Nelson is almost a lock for re-election in any case. Leaning Harris.

Virginia: Sen. Allen is looking less and less like a presidential contender as his re-election campaign struggles. His recent gaffe in chiding a staffer from opponent Jim Webb‘s (D) campaign capped off a long streak of unimpressive speaking performances. A recent public poll by Survey USA has the gap closing to three points, but Allen has plenty of time and money to right the ship. Leaning Republican Retention.

Governor 2006

Alaska: As of this writing, conservative former Wasilla Mayor Sarah Palin (R) appears to have taken more than 50 percent of the primary vote, stomping the life out of Gov. Frank Murkowski‘s (R) political career. The incumbent, who angered voters by appointing his daughter to a Senate seat and proceeded to anger them in several other ways, came in third. This is as we predicted. Palin is already favored over former Gov. Tony Knowles (D), the best candidate Democrats could have fielded for the general election. Leaning Republican Retention.

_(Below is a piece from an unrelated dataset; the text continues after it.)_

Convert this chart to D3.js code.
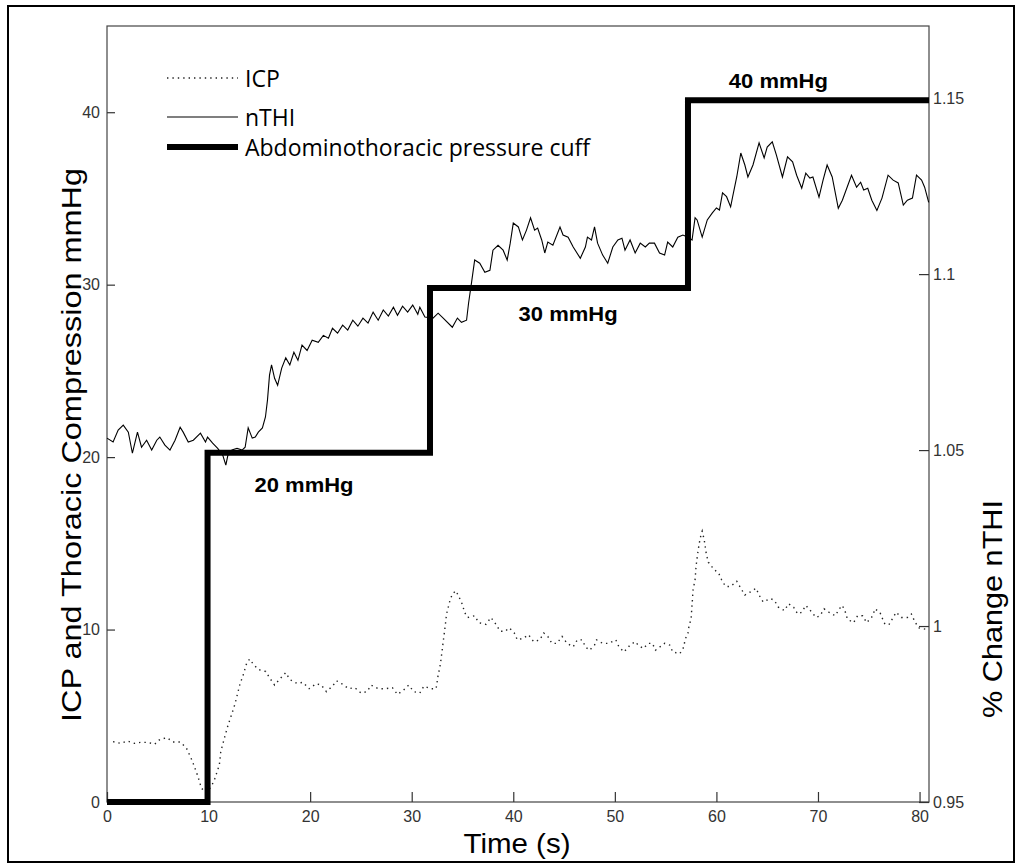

Florida: Atty. Gen. Charlie Crist (R) has consistently led in the polls, and is strongly favored to defeat Florida Chief Financial Officer Tom Gallagher (R) in the Republican primary. He is running a devastating ad that reminds voters that Gallagher, in an earlier run for governor, compared popular Republican Gov. Jeb Bush to Cuban Communist dictator Fidel Castro. Likely Crist.

On the Democratic side, the race is much closer. Rep. Jim Davis (D) leads state Sen. Rod Smith (D) in every survey, but the most reliable survey of likely voters suggests a close race with Smith coming up behind. As he attacks Davis for his poor congressional attendance record, Smith could surge at the end. But early voting has already begun, and it could prove too late. Moreover, Smith has nearly run out of money in the home stretch, and a group aligned with the sugar industry is basically financing him at this point.

Republicans in the state generally agree that Smith would be a tougher general election candidate to beat. Leaning Davis.